“Keep your thoughts positive because your thoughts become your words. Keep your words positive because your words become your behavior. Keep your behavior positive because your behavior becomes your habits. Keep your habits positive because your habits become your values. Keep your values positive because your values become your destiny.”
Mahatma Gandhi
Well, here we are at the final week of our Peak Performance Pyramid series.
A short recap:
Tony Schwartz and Jim Loeher of the Energy Project are executive coaches. Based on their research, they argue that it’s not time that needs to be managed in our overextended lives; it’s energy. And managing energy requires building capacity in four key areas, which they define as a Peak Performance Pyramid.

They also argue that the path to building capacity is through ritual, which eliminates decision fatigue.
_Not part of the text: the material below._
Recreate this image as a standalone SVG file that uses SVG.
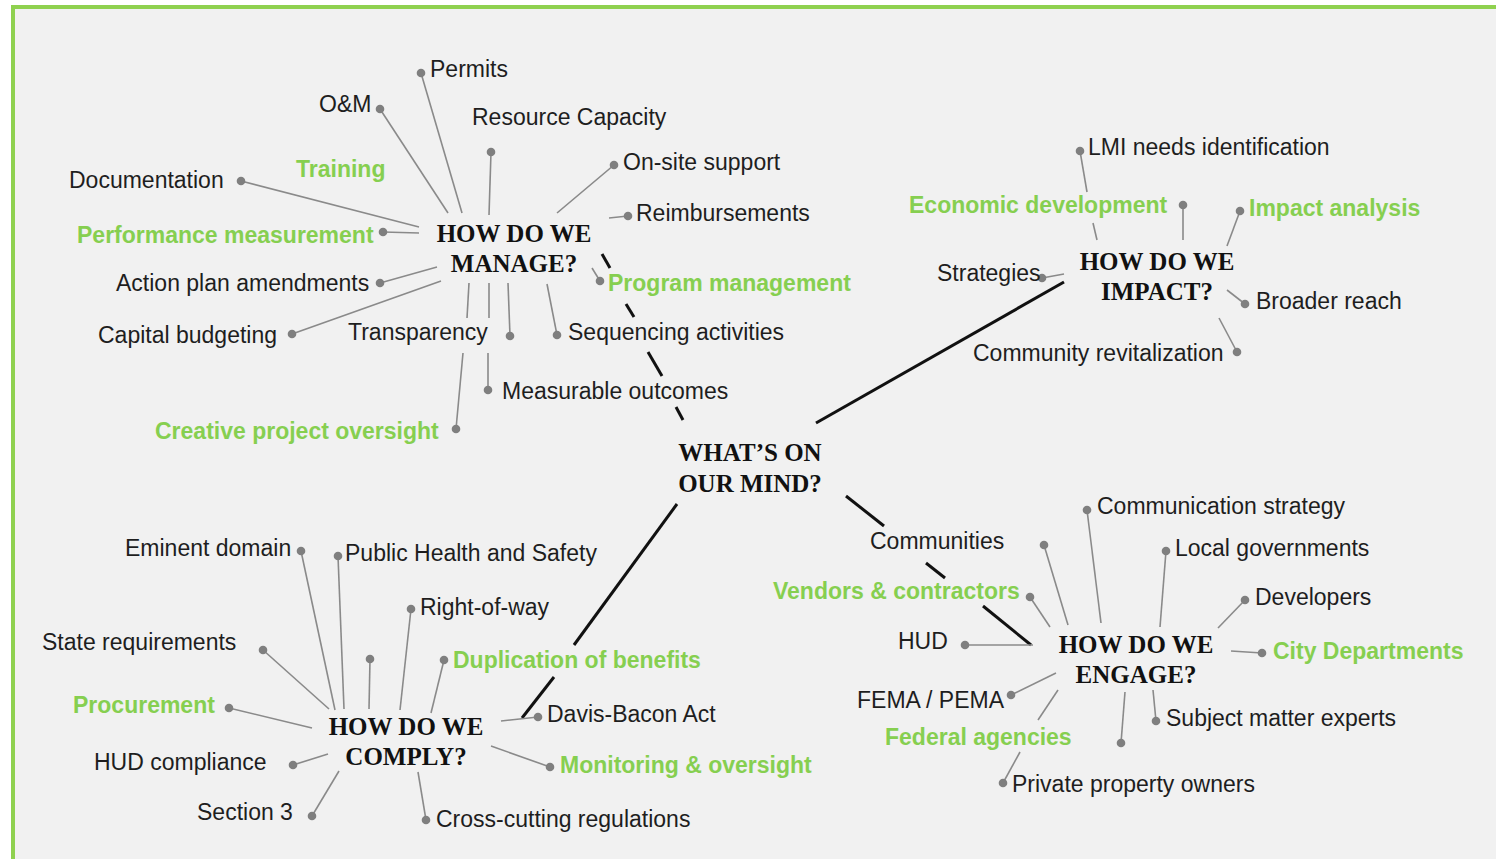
<svg xmlns="http://www.w3.org/2000/svg" width="1496" height="859" viewBox="0 0 1496 859">
<style>
.lf{font-family:"Liberation Sans",Arial,sans-serif;font-size:23px;fill:#1e1e1e}
.gr{font-family:"Liberation Sans",Arial,sans-serif;font-size:23px;font-weight:bold;fill:#86cf50}
.hub{font-family:"Liberation Serif","Times New Roman",serif;font-size:25px;font-weight:bold;fill:#111;text-anchor:middle}
.ln{stroke:#8a8a8a;stroke-width:1.6;fill:none}
.dot{fill:#7f7f7f}
.main{stroke:#111;stroke-width:3;fill:none}
</style>
<rect x="0" y="0" width="1496" height="859" fill="#ffffff"/>
<rect x="13" y="7" width="1483" height="852" fill="#f1f1f1"/>
<line x1="11" y1="7" x2="1496" y2="7" stroke="#8fd14f" stroke-width="4"/>
<line x1="13" y1="5" x2="13" y2="859" stroke="#8fd14f" stroke-width="4"/>

<g id="connectors">
<g class="main">
<line x1="602" y1="254" x2="610" y2="268"/><line x1="626" y1="304" x2="634" y2="317"/><line x1="648" y1="352" x2="662" y2="376"/><line x1="676" y1="407" x2="683" y2="420"/>
<line x1="816" y1="423" x2="1064" y2="282"/>
<line x1="677" y1="504" x2="574" y2="645"/><line x1="554" y1="677" x2="522" y2="718"/>
<line x1="846" y1="496" x2="884" y2="526"/><line x1="926" y1="563" x2="945" y2="578"/><line x1="983" y1="606" x2="1031" y2="645"/>
</g>
<g class="ln">
<line x1="421" y1="73" x2="462" y2="213"/><line x1="380" y1="109" x2="448" y2="213"/><line x1="491" y1="152" x2="489" y2="215"/><line x1="614" y1="165" x2="557" y2="213"/><line x1="241" y1="181" x2="419" y2="227"/><line x1="383" y1="232" x2="419" y2="233"/><line x1="609" y1="218" x2="628" y2="216"/><line x1="380" y1="283" x2="437" y2="267"/><line x1="600" y1="281" x2="592" y2="268"/><line x1="292" y1="334" x2="441" y2="281"/><line x1="469" y1="283" x2="467" y2="318"/><line x1="463" y1="353" x2="456" y2="429"/><line x1="489" y1="283" x2="489" y2="318"/><line x1="488" y1="353" x2="488" y2="390"/><line x1="508" y1="283" x2="510" y2="336"/><line x1="547" y1="284" x2="557" y2="335"/>
<line x1="1080" y1="151" x2="1087" y2="192"/><line x1="1093" y1="223" x2="1097" y2="240"/><line x1="1183" y1="205" x2="1183" y2="240"/><line x1="1240" y1="211" x2="1227" y2="246"/><line x1="1042" y1="278" x2="1064" y2="274"/><line x1="1227" y1="290" x2="1245" y2="304"/><line x1="1219" y1="318" x2="1237" y2="352"/>
<line x1="301" y1="551" x2="335" y2="710"/><line x1="338" y1="556" x2="344" y2="709"/><line x1="411" y1="609" x2="400" y2="710"/><line x1="370" y1="659" x2="369" y2="709"/><line x1="444" y1="660" x2="431" y2="713"/><line x1="263" y1="650" x2="329" y2="709"/><line x1="229" y1="708" x2="312" y2="728"/><line x1="293" y1="765" x2="328" y2="754"/><line x1="312" y1="816" x2="339" y2="771"/><line x1="501" y1="721" x2="538" y2="717"/><line x1="491" y1="746" x2="550" y2="767"/><line x1="418" y1="772" x2="426" y2="820"/>
<line x1="1087" y1="510" x2="1101" y2="623"/><line x1="1044" y1="545" x2="1068" y2="625"/><line x1="1166" y1="551" x2="1160" y2="627"/><line x1="1030" y1="597" x2="1050" y2="627"/><line x1="1245" y1="600" x2="1218" y2="628"/><line x1="965" y1="645" x2="1033" y2="645"/><line x1="1231" y1="651" x2="1262" y2="653"/><line x1="1011" y1="695" x2="1056" y2="673"/><line x1="1153" y1="690" x2="1156" y2="721"/><line x1="1058" y1="690" x2="1038" y2="720"/><line x1="1020" y1="752" x2="1003" y2="783"/><line x1="1125" y1="692" x2="1121" y2="743"/>
</g>
<g class="dot">
<circle cx="421" cy="73" r="4.3"/><circle cx="380" cy="109" r="4.3"/><circle cx="491" cy="152" r="4.3"/><circle cx="614" cy="165" r="4.3"/><circle cx="241" cy="181" r="4.3"/><circle cx="383" cy="232" r="4.3"/><circle cx="628" cy="216" r="4.3"/><circle cx="380" cy="283" r="4.3"/><circle cx="600" cy="281" r="4.3"/><circle cx="292" cy="334" r="4.3"/><circle cx="510" cy="336" r="4.3"/><circle cx="557" cy="335" r="4.3"/><circle cx="488" cy="390" r="4.3"/><circle cx="456" cy="429" r="4.3"/>
<circle cx="1080" cy="151" r="4.3"/><circle cx="1183" cy="205" r="4.3"/><circle cx="1240" cy="211" r="4.3"/><circle cx="1042" cy="278" r="4.3"/><circle cx="1245" cy="304" r="4.3"/><circle cx="1237" cy="352" r="4.3"/>
<circle cx="301" cy="551" r="4.3"/><circle cx="338" cy="556" r="4.3"/><circle cx="411" cy="609" r="4.3"/><circle cx="370" cy="659" r="4.3"/><circle cx="444" cy="660" r="4.3"/><circle cx="263" cy="650" r="4.3"/><circle cx="229" cy="708" r="4.3"/><circle cx="293" cy="765" r="4.3"/><circle cx="312" cy="816" r="4.3"/><circle cx="538" cy="717" r="4.3"/><circle cx="550" cy="767" r="4.3"/><circle cx="426" cy="820" r="4.3"/>
<circle cx="1087" cy="510" r="4.3"/><circle cx="1044" cy="545" r="4.3"/><circle cx="1166" cy="551" r="4.3"/><circle cx="1030" cy="597" r="4.3"/><circle cx="1245" cy="600" r="4.3"/><circle cx="965" cy="645" r="4.3"/><circle cx="1262" cy="653" r="4.3"/><circle cx="1011" cy="695" r="4.3"/><circle cx="1156" cy="721" r="4.3"/><circle cx="1003" cy="783" r="4.3"/><circle cx="1121" cy="743" r="4.3"/>
</g>
</g>

<g id="center"><text class="hub" x="750" y="461">WHAT’S ON</text><text class="hub" x="750" y="492">OUR MIND?</text></g>

<g id="manage">
<text class="hub" x="514" y="242">HOW DO WE</text><text class="hub" x="514" y="272">MANAGE?</text>
<text class="lf" x="430" y="77">Permits</text>
<text class="lf" x="319" y="112">O&amp;M</text>
<text class="lf" x="472" y="125">Resource Capacity</text>
<text class="lf" x="623" y="170">On-site support</text>
<text class="lf" x="69" y="188">Documentation</text>
<text class="gr" x="296" y="177">Training</text>
<text class="gr" x="77" y="243">Performance measurement</text>
<text class="lf" x="636" y="221">Reimbursements</text>
<text class="lf" x="116" y="291">Action plan amendments</text>
<text class="gr" x="608" y="291">Program management</text>
<text class="lf" x="98" y="343">Capital budgeting</text>
<text class="lf" x="348" y="340">Transparency</text>
<text class="lf" x="568" y="340">Sequencing activities</text>
<text class="lf" x="502" y="399">Measurable outcomes</text>
<text class="gr" x="155" y="439">Creative project oversight</text>
</g>

<g id="impact">
<text class="hub" x="1157" y="270">HOW DO WE</text><text class="hub" x="1157" y="300">IMPACT?</text>
<text class="lf" x="1088" y="155">LMI needs identification</text>
<text class="gr" x="909" y="213">Economic development</text>
<text class="gr" x="1249" y="216">Impact analysis</text>
<text class="lf" x="937" y="281">Strategies</text>
<text class="lf" x="1256" y="309">Broader reach</text>
<text class="lf" x="973" y="361">Community revitalization</text>
</g>

<g id="comply">
<text class="hub" x="406" y="735">HOW DO WE</text><text class="hub" x="406" y="765">COMPLY?</text>
<text class="lf" x="125" y="556">Eminent domain</text>
<text class="lf" x="345" y="561">Public Health and Safety</text>
<text class="lf" x="420" y="615">Right-of-way</text>
<text class="gr" x="453" y="668">Duplication of benefits</text>
<text class="lf" x="42" y="650">State requirements</text>
<text class="gr" x="73" y="713">Procurement</text>
<text class="lf" x="94" y="770">HUD compliance</text>
<text class="lf" x="197" y="820">Section 3</text>
<text class="lf" x="547" y="722">Davis-Bacon Act</text>
<text class="gr" x="560" y="773">Monitoring &amp; oversight</text>
<text class="lf" x="436" y="827">Cross-cutting regulations</text>
</g>

<g id="engage">
<text class="hub" x="1136" y="653">HOW DO WE</text><text class="hub" x="1136" y="683">ENGAGE?</text>
<text class="lf" x="1097" y="514">Communication strategy</text>
<text class="lf" x="870" y="549">Communities</text>
<text class="lf" x="1175" y="556">Local governments</text>
<text class="gr" x="773" y="599">Vendors &amp; contractors</text>
<text class="lf" x="1255" y="605">Developers</text>
<text class="lf" x="898" y="649">HUD</text>
<text class="gr" x="1273" y="659">City Departments</text>
<text class="lf" x="857" y="708">FEMA / PEMA</text>
<text class="lf" x="1166" y="726">Subject matter experts</text>
<text class="gr" x="885" y="745">Federal agencies</text>
<text class="lf" x="1012" y="792">Private property owners</text>
</g>
</svg>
In other words, the less you have to think about, the better.
To review: To increase Physical Capacity build rituals around physical care: Scheduled workouts, meal planning, regular sleep and wake times.
To increase Emotional Capacity embrace energy-generating emotions more than energy- sucking ones. In other words, locate your joy, and find ways to insert it into your day when you begin to grind down. Even the briefest engagement with a uplifting memory or feeling will change your energy.
To increase Cognitive Capacity spend less time thinking and more time allowing your brain to relax from solving problems. All of these means of reducing decision fatigue are part of that, of course, but also developing habits that allow you to step away from a problem. A short walk every hour. Stretches in your office. Ten minutes of breathing with your eyes closed. Just step away and allow your mind to rest.
The final level of the Productivity Pyramid is Spiritual Capacity.
I know. That word, spiritual, tends to set some academics off, putting deflector shields on high alert: What do you mean by spiritual? Do you mean I have to have a religious practice?
That’s not what Schwartz and Loeher are talking about, at all. Building Spiritual Capacity in their paradigm means making sure that you are connected to your own personal values and your purpose.
Now there’s something to consider: What are your core values, first of all? You actually have to sit down and figure those out, and that takes some doing!
Once you have a sense of what they are, can you articulate them to yourself and others?
And then, you have to figure out if or how they are embedded in the work you do.
Why does Spiritual Capacity matter for productivity?
Because if you feel like what you are doing represents your values, you’ll be more likely to do it.
It’s that simple. And it’s not simple at all! It’s quite deep.
In the rat race of the academic career, it’s easy to lose track of your values and start chasing outcomes in a way that allows you to forget you even have values — beyond just “adding a line to the CV.”
At this point, it should come as no surprise that building Spiritual Capacity (i.e. living by your core values) requires getting off the deadline treadmill and exploring what they are and how you are living them.
A lot of participants in Unstuck build Spiritual Capacity with Morning Pages. Morning Pages is the practice of starting each morning writing three longhand pages of whatever is in your head; it’s drawn from Julia Cameron’s work in “The Artist’s Way.” It works for all creatives, and guess what? Academics are creative.
For others, their practice is meditation, dancing, prayer, art journals, 15 minutes of silence. Anything that allows time to pause, and connect with your internal world unrelated to work, builds Spiritual Capacity.
So one last time, I am challenging you to:
- Devote time to more than the single-minded (literally) cognitive imperative that drives you like a racehorse and wears you down the way a jackhammer breaks up concrete.
- Create rituals to build your physical, emotional and cognitive capacity that create fluid cycles of oscillation between stress and relief.
- Set aside time every day to reflect, allowing your values to rise over and over to the forefront of your motivation.